EXERCISE TASK = Gather the lines from the material that contain "chart".

====== RECORDS PROVIDED ======

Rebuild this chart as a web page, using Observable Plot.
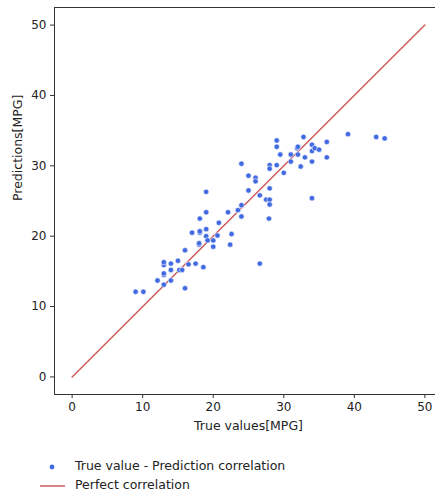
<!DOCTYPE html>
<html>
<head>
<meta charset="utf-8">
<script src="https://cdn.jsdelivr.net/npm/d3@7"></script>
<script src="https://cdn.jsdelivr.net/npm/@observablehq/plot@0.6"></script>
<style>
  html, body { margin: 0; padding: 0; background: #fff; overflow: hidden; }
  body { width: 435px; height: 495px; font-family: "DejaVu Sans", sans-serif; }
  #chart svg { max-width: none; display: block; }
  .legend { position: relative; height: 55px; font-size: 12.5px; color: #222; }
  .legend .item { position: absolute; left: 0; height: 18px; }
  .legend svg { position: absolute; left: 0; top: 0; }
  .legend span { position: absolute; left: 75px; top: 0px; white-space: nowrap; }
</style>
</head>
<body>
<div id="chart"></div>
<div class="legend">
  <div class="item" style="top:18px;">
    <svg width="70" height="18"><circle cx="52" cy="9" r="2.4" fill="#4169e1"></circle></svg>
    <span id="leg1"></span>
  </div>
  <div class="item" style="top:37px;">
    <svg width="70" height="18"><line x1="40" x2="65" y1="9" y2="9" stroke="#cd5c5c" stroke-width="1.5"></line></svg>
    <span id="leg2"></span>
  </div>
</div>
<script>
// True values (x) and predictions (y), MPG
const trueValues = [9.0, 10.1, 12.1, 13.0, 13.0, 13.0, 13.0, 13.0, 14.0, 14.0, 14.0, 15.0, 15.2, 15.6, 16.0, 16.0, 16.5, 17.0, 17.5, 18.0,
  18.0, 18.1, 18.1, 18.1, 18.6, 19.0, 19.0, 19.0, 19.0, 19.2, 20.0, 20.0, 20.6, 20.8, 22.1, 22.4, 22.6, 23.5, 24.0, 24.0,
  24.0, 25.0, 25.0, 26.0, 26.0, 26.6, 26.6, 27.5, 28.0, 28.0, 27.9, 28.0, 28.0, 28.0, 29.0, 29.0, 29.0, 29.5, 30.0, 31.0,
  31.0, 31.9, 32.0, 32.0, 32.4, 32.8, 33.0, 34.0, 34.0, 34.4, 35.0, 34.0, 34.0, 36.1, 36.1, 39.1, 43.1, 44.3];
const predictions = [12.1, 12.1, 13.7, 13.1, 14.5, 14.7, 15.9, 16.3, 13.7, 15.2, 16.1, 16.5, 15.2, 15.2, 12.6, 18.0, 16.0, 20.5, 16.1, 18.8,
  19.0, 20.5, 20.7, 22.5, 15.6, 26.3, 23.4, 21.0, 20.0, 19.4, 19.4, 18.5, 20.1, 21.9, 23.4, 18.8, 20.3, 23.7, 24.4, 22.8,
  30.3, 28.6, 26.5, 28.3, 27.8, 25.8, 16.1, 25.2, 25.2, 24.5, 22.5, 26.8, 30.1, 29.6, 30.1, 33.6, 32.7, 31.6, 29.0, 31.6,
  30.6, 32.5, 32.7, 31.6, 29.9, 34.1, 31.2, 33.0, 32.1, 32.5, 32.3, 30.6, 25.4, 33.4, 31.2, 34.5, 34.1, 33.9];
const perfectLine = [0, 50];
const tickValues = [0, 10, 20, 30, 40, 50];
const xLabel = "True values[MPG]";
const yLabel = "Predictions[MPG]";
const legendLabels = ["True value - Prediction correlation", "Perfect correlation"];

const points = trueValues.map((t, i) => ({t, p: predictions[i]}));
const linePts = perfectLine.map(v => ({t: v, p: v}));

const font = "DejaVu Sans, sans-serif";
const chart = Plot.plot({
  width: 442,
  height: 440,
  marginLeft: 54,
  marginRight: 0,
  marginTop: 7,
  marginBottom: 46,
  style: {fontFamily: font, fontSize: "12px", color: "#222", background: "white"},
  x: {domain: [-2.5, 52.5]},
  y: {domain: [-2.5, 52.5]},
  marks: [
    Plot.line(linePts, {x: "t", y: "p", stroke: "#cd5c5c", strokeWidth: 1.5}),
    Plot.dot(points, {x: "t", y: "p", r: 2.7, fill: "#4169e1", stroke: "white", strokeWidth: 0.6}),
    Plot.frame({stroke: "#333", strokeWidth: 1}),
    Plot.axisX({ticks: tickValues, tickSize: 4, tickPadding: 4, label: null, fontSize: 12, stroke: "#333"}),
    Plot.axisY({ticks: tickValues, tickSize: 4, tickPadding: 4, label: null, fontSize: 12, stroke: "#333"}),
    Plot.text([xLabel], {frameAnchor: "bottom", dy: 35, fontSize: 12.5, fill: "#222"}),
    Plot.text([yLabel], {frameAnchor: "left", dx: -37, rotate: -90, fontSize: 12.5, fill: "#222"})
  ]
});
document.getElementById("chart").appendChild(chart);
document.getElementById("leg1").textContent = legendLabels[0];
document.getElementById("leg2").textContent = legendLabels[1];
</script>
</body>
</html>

======
====== RECORDS PROVIDED ======

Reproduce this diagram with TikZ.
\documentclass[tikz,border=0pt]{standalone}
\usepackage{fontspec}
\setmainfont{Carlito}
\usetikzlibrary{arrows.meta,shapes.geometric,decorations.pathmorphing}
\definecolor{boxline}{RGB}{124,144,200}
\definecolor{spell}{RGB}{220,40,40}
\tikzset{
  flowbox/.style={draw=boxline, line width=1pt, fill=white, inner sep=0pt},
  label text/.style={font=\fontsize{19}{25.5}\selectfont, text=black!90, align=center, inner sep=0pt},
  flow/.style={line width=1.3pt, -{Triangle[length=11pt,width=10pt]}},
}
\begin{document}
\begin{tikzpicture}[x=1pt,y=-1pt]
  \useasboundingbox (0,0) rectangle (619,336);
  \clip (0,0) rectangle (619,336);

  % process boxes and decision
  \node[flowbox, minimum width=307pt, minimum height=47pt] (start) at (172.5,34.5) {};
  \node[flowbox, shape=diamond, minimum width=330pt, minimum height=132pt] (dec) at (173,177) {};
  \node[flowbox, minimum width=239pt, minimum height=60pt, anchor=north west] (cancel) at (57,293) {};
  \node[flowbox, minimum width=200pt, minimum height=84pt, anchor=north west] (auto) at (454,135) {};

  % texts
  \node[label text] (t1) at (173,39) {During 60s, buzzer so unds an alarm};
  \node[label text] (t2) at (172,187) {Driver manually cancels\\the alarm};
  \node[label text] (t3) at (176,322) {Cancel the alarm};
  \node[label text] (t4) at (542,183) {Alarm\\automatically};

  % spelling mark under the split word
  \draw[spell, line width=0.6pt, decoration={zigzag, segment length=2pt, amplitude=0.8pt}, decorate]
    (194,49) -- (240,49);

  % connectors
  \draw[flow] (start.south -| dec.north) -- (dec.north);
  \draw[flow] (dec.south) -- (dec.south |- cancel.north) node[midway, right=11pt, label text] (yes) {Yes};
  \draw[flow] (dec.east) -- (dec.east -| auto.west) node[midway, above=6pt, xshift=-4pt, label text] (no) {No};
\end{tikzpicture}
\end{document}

======

FINAL RESULT =
Rebuild this chart as a web page, using Observable Plot.
  #chart svg { max-width: none; display: block; }
<div id="chart"></div>
const chart = Plot.plot({
document.getElementById("chart").appendChild(chart);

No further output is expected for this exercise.